Please use this identifier to cite or link to this item: https://hdl.handle.net/2440/45219
Type: Conference paper
Title: Diamonds from the asthenosphere and transition zone: Remnants of subducted crustal material in the deep Earth's mantle
Author: Tappert, Ralf
Stachel, Thomas
Harris, Jeff W.
Muehlenbachs, Karl
Ludwig, Thomas
Brey, Gerhard P.
Citation: AGU 2005 Fall Meeting [electronic resource] : program and abstracts December 5-9, 2005, San Francisco, California / American Geophysical Union. [CD ROM]
Publisher: American Geophysical Union
Issue Date: 2005
Conference Name: American Geophysical Union.
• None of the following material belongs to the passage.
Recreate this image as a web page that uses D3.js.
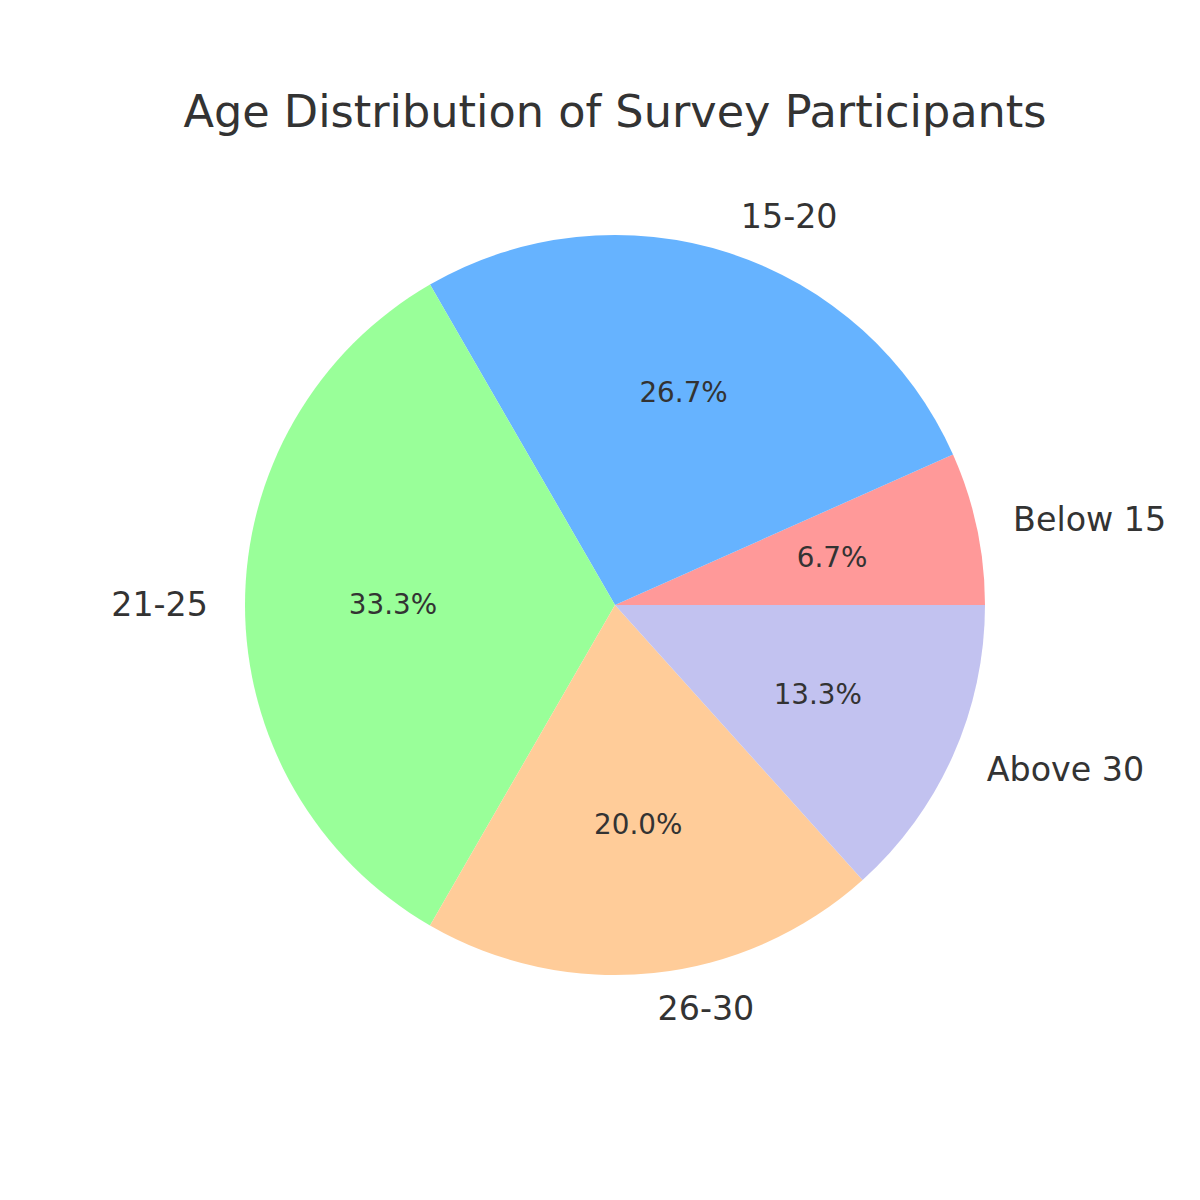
<!DOCTYPE html>
<html>
<head>
<meta charset="utf-8">
<script src="https://cdn.jsdelivr.net/npm/d3@7"></script>
<style>
  body { margin: 0; background: #fff; }
  text { font-family: 'DejaVu Sans', sans-serif; fill: #333333; }
</style>
</head>
<body>
<div id="chart"></div>
<script>
const categories = ['Below 15', '15-20', '21-25', '26-30', 'Above 30'];
const counts = [1, 4, 5, 3, 2];
const colors = ['#ff9999', '#66b3ff', '#99ff99', '#ffcc99', '#c2c2f0'];

const width = 1200, height = 1200;
const cx = 615, cy = 605, radius = 370;

const svg = d3.select('#chart')
  .append('svg')
  .attr('width', width)
  .attr('height', height);

svg.append('text')
  .attr('x', cx)
  .attr('y', 127)
  .attr('text-anchor', 'middle')
  .attr('font-size', '44.6px')
  .text('Age Distribution of Survey Participants');

const total = d3.sum(counts);
const data = categories.map((c, i) => ({ name: c, value: counts[i], color: colors[i] }));

// matplotlib style: start at 3 o'clock, go counterclockwise
const pie = d3.pie()
  .sort(null)
  .value(d => d.value)
  .startAngle(Math.PI / 2)
  .endAngle(Math.PI / 2 - 2 * Math.PI);

const arc = d3.arc().innerRadius(0).outerRadius(radius);

const g = svg.append('g').attr('transform', `translate(${cx},${cy})`);
const arcs = pie(data);

g.selectAll('path')
  .data(arcs)
  .enter()
  .append('path')
  .attr('d', arc)
  .attr('fill', d => d.data.color);

const mid = d => (d.startAngle + d.endAngle) / 2;

// category labels at 1.1r
g.selectAll('.cat-label')
  .data(arcs)
  .enter()
  .append('text')
  .attr('class', 'cat-label')
  .attr('x', d => Math.sin(mid(d)) * radius * 1.1)
  .attr('y', d => -Math.cos(mid(d)) * radius * 1.1 - 1)
  .attr('text-anchor', d => Math.sin(mid(d)) >= 0 ? 'start' : 'end')
  .attr('dominant-baseline', 'central')
  .attr('font-size', '33.3px')
  .text(d => d.data.name);

// percentage labels at 0.6r
g.selectAll('.pct-label')
  .data(arcs)
  .enter()
  .append('text')
  .attr('class', 'pct-label')
  .attr('x', d => Math.sin(mid(d)) * radius * 0.6)
  .attr('y', d => -Math.cos(mid(d)) * radius * 0.6 - 1)
  .attr('text-anchor', 'middle')
  .attr('dominant-baseline', 'central')
  .attr('font-size', '27.8px')
  .text(d => (d.data.value / total * 100).toFixed(1) + '%');
</script>
</body>
</html>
Fall Meeting (2005 : San Francisco, California)
School/Discipline: School of Earth and Environmental Sciences : Geology and Geophysics
Abstract: The presence of majoritic garnet inclusions in diamonds from the Jagersfontein kimberlite in South Africa shows that the diamonds formed at depths of up to 550 km in source rocks of basaltic composition. Negative europium anomalies in all recovered majoritic garnets link these basaltic sources to subducted oceanic crust. A narrow range of isotopically light carbon compositions (δ13C: -17 to -24\permil) of the host diamonds suggests that diamond formation in the asthenosphere and transition zone is principally different to the formation of diamonds from the shallower lithosphere, which at Jagersfontein have a broad carbon isotopic range from -1 to -24\permil with a pronounced mode at -4\permil. The narrow range in carbon isotopic composition of diamonds from the asthenosphere and transition zone suggests that they directly reflect the isotopic signature of their carbon source. The isotopically light carbon composition of these diamonds is, therefore, consistent with derivation from organic matter within a subducting slab and most likely related to an early Mesozoic subduction event that transferred oceanic crust into the deep mantle beneath the Kaapvaal craton. Accumulation of subducted oceanic crust in the deep mantle may have also caused the late Cretaceous kimberlite volcanism on the Kaapvaal craton, which ultimately brought the deep diamonds from Jagersfontein to the Earth's surface.